I told you there is no free lunch in this world! The community went wild a few days back when it emerged that Microsoft might be readying a free version of Windows, titled Windows 8.1 with Bing.
Take this news with the recent report that the company wants to make low cost and affordable devices a reality, add two and two together, and we just might be able to smell what Microsoft is cooking.
Or we just might go with these leaked internal documents that claim that Windows 8.1 with Bing is just a version that Redmond is developing for devices that are at the lower end of the tier. This is for OEMs that create affordable hardware and would come with Bing as the default search engine.
Here is what the documents say:
“Windows 8.1 with Bing is a new Windows edition that helps OEMs add Windows to low-cost devices while driving end user usage of Microsoft Services such as Bing and OneDrive. Windows 8.1 with Bing is similar to other editions of Windows and should be imaged, updated, and deployed the same as any other Windows edition.”

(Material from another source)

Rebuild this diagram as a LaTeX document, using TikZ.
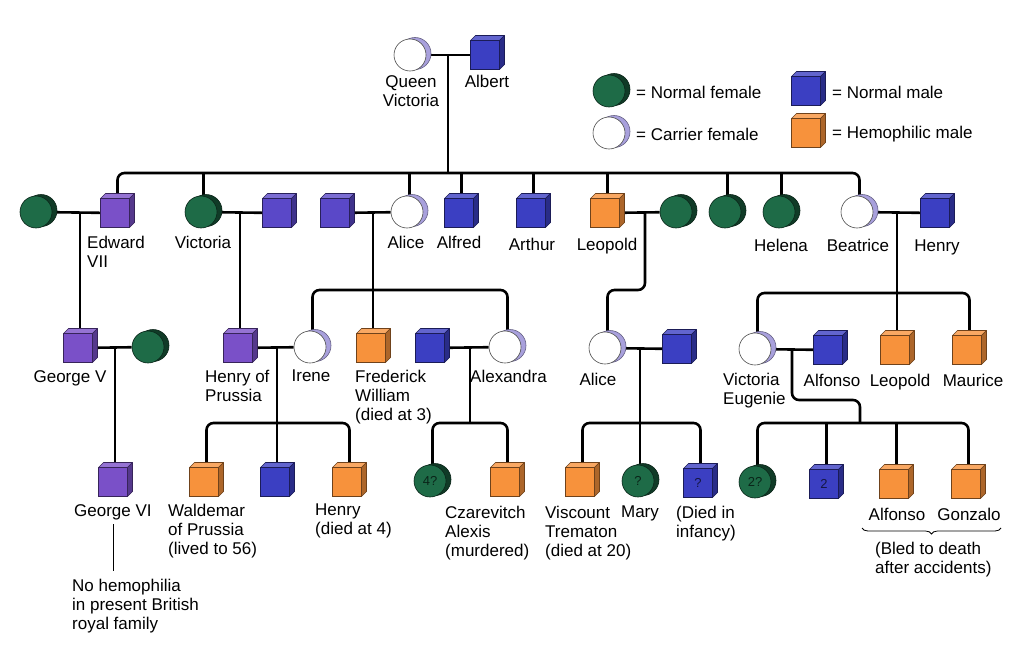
\documentclass[tikz,border=0pt]{standalone}
\usepackage{fontspec}
\setmainfont{Liberation Sans}
\usetikzlibrary{shadows,backgrounds,decorations.pathreplacing}
\definecolor{fgreen}{HTML}{1E6B47}
\definecolor{mblue}{HTML}{3B3FC2}
\definecolor{mviolet}{HTML}{5A48C8}
\definecolor{mpurple}{HTML}{7A50C8}
\definecolor{horange}{HTML}{F7923C}
\definecolor{carlav}{HTML}{A8A0DC}
\newcommand{\pedfont}{\fontsize{17}{19}\selectfont}
\newcommand{\tagfont}{\fontsize{13}{13}\selectfont}
\newcommand{\cubeside}[2]{%
    \filldraw[fill=#2!80!white,draw=#2!45!black,line width=0.6pt,line join=round]
        (#1.north west) -- ++(5pt,5pt) -- ([shift={(5pt,5pt)}]#1.north east) -- (#1.north east) -- cycle;
    \filldraw[fill=#2!70!black,draw=#2!45!black,line width=0.6pt,line join=round]
        (#1.north east) -- ++(5pt,5pt) -- ([shift={(5pt,5pt)}]#1.south east) -- (#1.south east) -- cycle;}

\begin{document}
\begin{tikzpicture}[x=1pt,y=-1pt,
        every node/.style={font=\pedfont},
        sq/.style={rectangle,minimum width=29pt,minimum height=29pt,inner sep=0pt,outer sep=0pt,line width=0.6pt,fill=#1,draw=#1!45!black},
        male/.style={sq=mblue},
        vmale/.style={sq=mviolet},
        pmale/.style={sq=mpurple},
        hemo/.style={sq=horange},
        rd/.style={circle,minimum size=32pt,inner sep=0pt,line width=0.6pt,
            general shadow={fill=#1,draw=#1!60!black,line width=0.6pt,shadow xshift=5pt,shadow yshift=1.5pt}},
        fem/.style={rd=fgreen!55!black,fill=fgreen,draw=fgreen!35!black},
        car/.style={rd=carlav,fill=white,draw=black!70},
        lab/.style={inner sep=0pt,anchor=north,align=center},
        labl/.style={inner sep=0pt,anchor=north west,align=left},
        link/.style={line width=2.6pt,rounded corners=7pt},
        brc/.style={decorate,decoration={brace,mirror,amplitude=6pt},line width=0.8pt}]
    \useasboundingbox (0,0) rectangle (1024,669);

    \node[car] (qv) at (410,55) {};
    \node[male] (albert) at (485,55) {};
    \node[lab] (lqv) at (411,75) {Queen\\Victoria};
    \node[lab] (lalbert) at (487,75) {Albert};

    \node[fem] (kfem) at (609,91) {};
    \node[car] (kcar) at (609,133) {};
    \node[male] (kmale) at (806,91) {};
    \node[hemo] (khemo) at (806,133) {};
    \node[anchor=west,inner sep=0pt] (tfem) at (636,92) {= Normal female};
    \node[anchor=west,inner sep=0pt] (tcar) at (636,134) {= Carrier female};
    \node[anchor=west,inner sep=0pt] (tmale) at (832,92) {= Normal male};
    \node[anchor=west,inner sep=0pt] (themo) at (832,134) {= Hemophilic male};

    \node[fem] (edwife) at (36,212) {};
    \node[pmale] (edw) at (115,213) {};
    \node[fem] (vic) at (201,212) {};
    \node[vmale] (vichus) at (277,213) {};
    \node[vmale] (alihus) at (335,213) {};
    \node[car] (alice) at (407,212) {};
    \node[male] (alfred) at (459,213) {};
    \node[male] (arthur) at (531,213) {};
    \node[hemo] (leo) at (605,213) {};
    \node[fem] (leowife) at (676,212) {};
    \node[fem] (dau) at (725,212) {};
    \node[fem] (helena) at (779,212) {};
    \node[car] (beat) at (857,212) {};
    \node[male] (henry) at (935,213) {};

    \node[labl] (ledw) at (87,236) {Edward\\VII};
    \node[lab] (lvic) at (203,236) {Victoria};
    \node[lab] (lalice) at (406,236) {Alice};
    \node[lab] (lalfred) at (459,236) {Alfred};
    \node[lab] (larthur) at (532,238) {Arthur};
    \node[lab] (lleo) at (607,238) {Leopold};
    \node[lab] (lhelena) at (781,239) {Helena};
    \node[lab] (lbeat) at (858,239) {Beatrice};
    \node[lab] (lhenry) at (937,240) {Henry};

    \node[pmale] (gv) at (78,348) {};
    \node[fem] (gvwife) at (148,347) {};
    \node[pmale] (hop) at (238,348) {};
    \node[car] (irene) at (310,347) {};
    \node[hemo] (fw) at (371,348) {};
    \node[male] (nich) at (430,348) {};
    \node[car] (alex) at (505,347) {};
    \node[car] (alice2) at (605,348) {};
    \node[male] (alihus2) at (677,349) {};
    \node[car] (ve) at (755,349) {};
    \node[male] (alfonso) at (828,350) {};
    \node[hemo] (leo2) at (895,350) {};
    \node[hemo] (maurice) at (967,350) {};

    \node[lab] (lgv) at (70,370) {George V};
    \node[labl] (lhop) at (205,370) {Henry of\\Prussia};
    \node[lab] (lirene) at (311,370) {Irene};
    \node[labl] (lfw) at (355,370) {Frederick\\William\\(died at 3)};
    \node[labl] (lalex) at (470,370) {Alexandra};
    \node[lab] (lalice2) at (598,373) {Alice};
    \node[labl] (lve) at (723,373) {Victoria\\Eugenie};
    \node[lab] (lalfonso) at (832,374) {Alfonso};
    \node[lab] (lleo2) at (900,374) {Leopold};
    \node[lab] (lmaurice) at (973,374) {Maurice};

    \node[pmale] (g6) at (113,482) {};
    \node[hemo] (wald) at (204,482) {};
    \node[male] (sonb) at (275,482) {};
    \node[hemo] (henry2) at (347,482) {};
    \node[fem] (dau4) at (430,481) {\tagfont\color{fgreen!35!black}4?};
    \node[hemo] (alexis) at (505,482) {};
    \node[hemo] (trem) at (580,482) {};
    \node[fem] (mary) at (638,481) {\tagfont\color{fgreen!35!black}?};
    \node[male] (inf) at (698,483) {\tagfont\color{mblue!35!black}?};
    \node[fem] (ve22) at (755,482) {\tagfont\color{fgreen!35!black}2?};
    \node[male] (ve2) at (824,484) {\tagfont\color{mblue!35!black}2};
    \node[hemo] (alfonso2) at (894,484) {};
    \node[hemo] (gonzalo) at (966,484) {};

    \node[labl] (lg6) at (74,504) {George VI};
    \node[labl] (lwald) at (168,504) {Waldemar\\of Prussia\\(lived to 56)};
    \node[labl] (lhenry2) at (315,504) {Henry\\(died at 4)};
    \node[labl] (lalexis) at (445,506) {Czarevitch\\Alexis\\(murdered)};
    \node[labl] (ltrem) at (545,506) {Viscount\\Trematon\\(died at 20)};
    \node[lab] (lmary) at (640,506) {Mary};
    \node[labl] (linf) at (676,506) {(Died in\\infancy)};
    \node[lab] (lalfonso2) at (897,508) {Alfonso};
    \node[lab] (lgonz) at (969,508) {Gonzalo};
    \node[labl] (lbled) at (875,542) {(Bled to death\\after accidents)};
    \node[labl] (lnohemo) at (72,579) {No hemophilia\\in present British\\royal family};

    \foreach \n in {albert,kmale,alfred,arthur,henry,nich,alihus2,alfonso,sonb,inf,ve2}
        \cubeside{\n}{mblue};
    \foreach \n in {vichus,alihus}
        \cubeside{\n}{mviolet};
    \foreach \n in {edw,gv,hop,g6}
        \cubeside{\n}{mpurple};
    \foreach \n in {khemo,leo,fw,leo2,maurice,wald,henry2,alexis,trem,alfonso2,gonzalo}
        \cubeside{\n}{horange};

    \coordinate (br1) at (862,528);
    \coordinate (br2) at (1001,528);
    \draw[brc] (br1) -- (br2);
    \coordinate (nh1) at (113,524);
    \coordinate (nh2) at (113,571);
    \draw[line width=0.8pt] (nh1) -- (nh2);

    \begin{scope}[on background layer]
        \coordinate (m0) at (448,55);
        \coordinate (sib) at (448,173);
        \draw[link] (qv) -- (albert);
        \draw[link] (m0) -- (sib);
        \draw[link] ([xshift=2.5pt]edw.north) |- (sib) -| ([xshift=2.5pt]beat.north);
        \foreach \c in {vic,alice,alfred,arthur,leo,dau,helena}
            \draw[link] ([xshift=2.5pt]\c.north) -- ([xshift=2.5pt]\c.north |- sib);

        \coordinate (m1) at (80,212);
        \coordinate (m2) at (240,212);
        \coordinate (m3) at (373,212);
        \coordinate (m4) at (645,212);
        \coordinate (m5) at (897,212);
        \draw[link] (edwife) -- (edw);
        \draw[link] (vic) -- (vichus);
        \draw[link] (alihus) -- (alice);
        \draw[link] (leo) -- (leowife);
        \draw[link] (beat) -- (henry);
        \draw[link] (m1) -- (m1 |- gv.north);
        \draw[link] (m2) -- (m2 |- hop.north);
        \draw[link] (m3) -- (m3 |- fw.north);
        \draw[link] (m5) -- (m5 |- leo2.north);

        \coordinate (ab) at (373,290);
        \coordinate (lb) at (645,290);
        \coordinate (bb) at (897,293);
        \draw[link] ([xshift=2.5pt]irene.north) |- (ab) -| ([xshift=2.5pt]alex.north);
        \draw[link] (m4) -- (lb) -| ([xshift=2.5pt]alice2.north);
        \draw[link] ([xshift=2.5pt]ve.north) |- (bb) -| ([xshift=2.5pt]maurice.north);

        \coordinate (m6) at (115,347);
        \coordinate (m7) at (277,347);
        \coordinate (m8) at (470,347);
        \coordinate (m9) at (640,348);
        \coordinate (m10) at (792,349);
        \draw[link] (gv) -- (gvwife);
        \draw[link] (hop) -- (irene);
        \draw[link] (nich) -- (alex);
        \draw[link] (alice2) -- (alihus2);
        \draw[link] (ve) -- (alfonso);
        \draw[link] (m6) -- (m6 |- g6.north);

        \coordinate (hb) at (277,423);
        \coordinate (xb) at (470,423);
        \coordinate (ab2) at (640,423);
        \coordinate (vk) at (860,400);
        \coordinate (vb) at (860,423);
        \draw[link] (m7) -- (m7 |- sonb.north);
        \draw[link] ([xshift=2.5pt]wald.north) |- (hb) -| ([xshift=2.5pt]henry2.north);
        \draw[link] (m8) -- (xb);
        \draw[link] ([xshift=2.5pt]dau4.north) |- (xb) -| ([xshift=2.5pt]alexis.north);
        \draw[link] (m9) -- (m9 |- mary.north);
        \draw[link] ([xshift=2.5pt]trem.north) |- (ab2) -| ([xshift=2.5pt]inf.north);
        \draw[link] (m10) |- (vk) -- (vb);
        \draw[link] ([xshift=2.5pt]ve22.north) |- (vb) -| ([xshift=2.5pt]gonzalo.north);
        \draw[link] ([xshift=2.5pt]ve2.north) -- ([xshift=2.5pt]ve2.north |- vb);
        \draw[link] ([xshift=2.5pt]alfonso2.north) -- ([xshift=2.5pt]alfonso2.north |- vb);
    \end{scope}
\end{tikzpicture}
\end{document}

While users will be able to change the default search engine configuration, hardware partners will be locked in and not allowed to select their preferred search service, other than Bing.
Now why would anyone want to do that, I wonder?
“OEMs will not be able to change the default search engine with the SearchScopes unattend setting, Registry key, or 3rd party installation tools. When a user starts Internet Explorer, Bing is automatically set to the default Search Engine and will override any OEM-configured search provider. No other Internet Explorer defaults are changed.”
Microsoft better have a significant price cut prepared for this — heaven knows we need some really affordable Windows powered devices for people that are on the fence and want a taste of what Windows 8 really brings to the table.
File these as rumors for now, but there just might be some truth behind this.